Originally Posted by
Baribrotzer
OK, first: This is a variant of the question, "What is prog?" Most of the people here have come to the consensus that, "What is prog?" has no definitive answer. Or, more accurately, that it has thousands or even millions of answers, each of them slightly different from any other, each consisting of one person's own definition, and each right for that one person, but not exactly right for anybody else. There have been occasional proposals to define "prog" statistically - that the more attributes such as odd meters, meter changes, key changes, extended harmony, jazz-oriented improvisation that a song, album, or band's body of work has, the more likely it is to fit under the "prog" umbrella. But nobody has seriously tried to compile such a list of attributes and formally codify such a definition.
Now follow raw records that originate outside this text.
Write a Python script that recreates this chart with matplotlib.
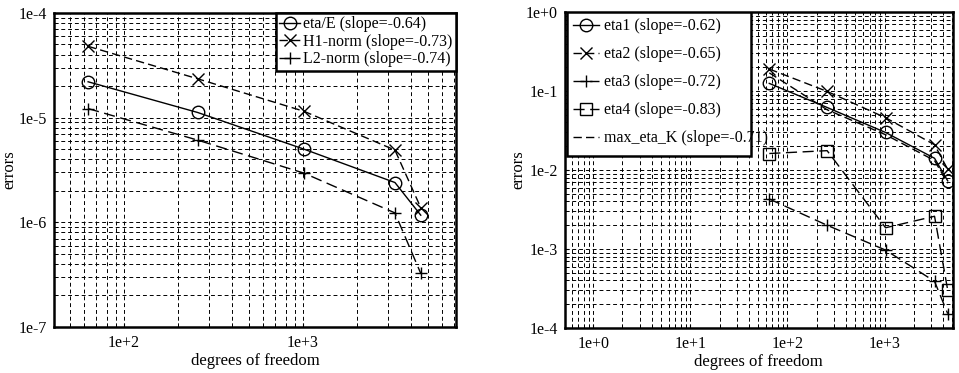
import numpy as np
import matplotlib
matplotlib.use("Agg")
import matplotlib.pyplot as plt
from matplotlib.ticker import FuncFormatter, LogLocator, NullFormatter
from matplotlib.patches import Rectangle

plt.rcParams['font.family'] = ['Liberation Serif', 'DejaVu Serif']

# Left panel data
dof_left = [63, 258, 1014, 3270, 4560]
eta_E = [2.2e-5, 1.12e-5, 5.0e-6, 2.4e-6, 1.17e-6]
h1_norm = [4.8e-5, 2.35e-5, 1.15e-5, 4.9e-6, 1.38e-6]
l2_norm = [1.22e-5, 6.1e-6, 2.95e-6, 1.23e-6, 3.25e-7]
left_labels = ['eta/E (slope=-0.64)', 'H1-norm (slope=-0.73)', 'L2-norm (slope=-0.74)']

# Right panel data
dof_right = [65, 256, 1024, 3270, 4470]
eta1 = [0.125, 0.062, 0.0299, 0.0141, 0.0073]
eta2 = [0.19, 0.099, 0.046, 0.0209, 0.0102]
eta3 = [0.0043, 0.0020, 0.00097, 0.00039, 0.000152]
eta4 = [0.0162, 0.0176, 0.00186, 0.0026, 0.000302]
max_eta_K = [0.17, 0.058, 0.028, 0.0132, 0.0068]
right_labels = ['eta1 (slope=-0.62)', 'eta2 (slope=-0.65)', 'eta3 (slope=-0.72)',
                'eta4 (slope=-0.83)', 'max_eta_K (slope=-0.71)']

fmt = FuncFormatter(lambda v, p: "1e%+d" % int(round(np.log10(v))))

fig = plt.figure(figsize=(9.59, 3.73), dpi=100)
axL = fig.add_axes([0.0563, 0.1233, 0.419, 0.842])
axR = fig.add_axes([0.589, 0.1206, 0.4046, 0.847])

def style(ax, ylab_x):
    ax.set_xscale('log')
    ax.set_yscale('log')
    ax.xaxis.set_major_locator(LogLocator(base=10, numticks=20))
    ax.yaxis.set_major_locator(LogLocator(base=10, numticks=20))
    ax.xaxis.set_minor_locator(LogLocator(base=10, subs=np.arange(2, 10), numticks=20))
    ax.yaxis.set_minor_locator(LogLocator(base=10, subs=np.arange(2, 10), numticks=20))
    ax.xaxis.set_major_formatter(fmt)
    ax.yaxis.set_major_formatter(fmt)
    ax.xaxis.set_minor_formatter(NullFormatter())
    ax.yaxis.set_minor_formatter(NullFormatter())
    ax.grid(True, which='both', color='black', linestyle=(0, (4, 3)), linewidth=0.7)
    ax.tick_params(which='both', direction='in', labelsize=11.5, length=3)
    ax.tick_params(axis='x', pad=6)
    ax.tick_params(axis='y', pad=5)
    for s in ax.spines.values():
        s.set_linewidth(1.8)
    ax.set_xlabel('degrees of freedom', fontsize=12, labelpad=1)
    ax.set_ylabel('errors', fontsize=12)
    ax.yaxis.set_label_coords(ylab_x, 0.5)

style(axL, -0.092)
kw = dict(color='black', linewidth=1.0, markersize=9, markerfacecolor='none', markeredgewidth=1.0)
axL.plot(dof_left, eta_E, '-', marker='o', label=left_labels[0], **kw)
axL.plot(dof_left, h1_norm, linestyle=(0, (6, 3)), marker='x', label=left_labels[1], **kw)
axL.plot(dof_left, l2_norm, linestyle=(0, (8, 4)), marker='+', label=left_labels[2], **kw)
axL.set_xlim(40.6, 7160)
axL.set_ylim(1e-7, 1e-4)
legL = axL.legend(loc='upper right', fontsize=11.5, frameon=True, fancybox=False,
                  edgecolor='black', framealpha=1, borderpad=0.2, labelspacing=0.1,
                  handlelength=1.3, handletextpad=0.2, borderaxespad=0.0)
legL.get_frame().set_linewidth(1.8)

style(axR, -0.100)
axR.plot(dof_right, eta1, '-', marker='o', label=right_labels[0], **kw)
axR.plot(dof_right, eta2, linestyle=(0, (6, 3)), marker='x', label=right_labels[1], **kw)
axR.plot(dof_right, eta3, linestyle=(0, (8, 4)), marker='+', label=right_labels[2], **kw)
axR.plot(dof_right, eta4, linestyle=(0, (8, 4)), marker='s', label=right_labels[3], **kw)
axR.plot(dof_right, max_eta_K, linestyle=(0, (6, 3)), color='black', linewidth=1.0,
         label=right_labels[4])
axR.set_xlim(0.51, 5050)
axR.set_ylim(1e-4, 1e0)
# manual legend box (text overflows it slightly, as in the original)
box = Rectangle((0.005, 0.545), 0.474, 0.455, transform=axR.transAxes,
                facecolor='white', edgecolor='black', linewidth=1.8, zorder=4.5)
axR.add_patch(box)
legR = axR.legend(loc='upper left', fontsize=11.5, frameon=False,
                  borderpad=0.4, labelspacing=0.75,
                  handlelength=1.6, handletextpad=0.3, borderaxespad=0.0,
                  bbox_to_anchor=(0.005, 1.0))
legR.set_zorder(5)

fig.savefig('out.png', dpi=100)
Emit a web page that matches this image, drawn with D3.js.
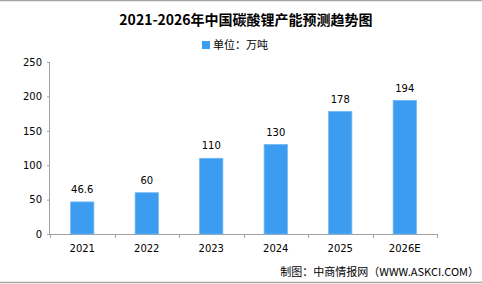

With that said, I'll stick my neck out and say that "avant-prog" tends to have a more "difficult" or "advanced" musical vocabulary: "angular" melodies with large jumps; highly chromatic harmony often involving such 20th-Century classical developments as extended tonality, polytonality, or atonality; irregular or cross-metered rhythms; extreme extensions of song structure, sometimes going completely outside that form and toward through-composition; and improvisation borrowing from similarly advanced jazz. It may not have all of those qualities, but it usually has several. It tends to have a lot of dissonance, and to require repeated listening to absorb or understand, but the best of it can stand up to repeated listening.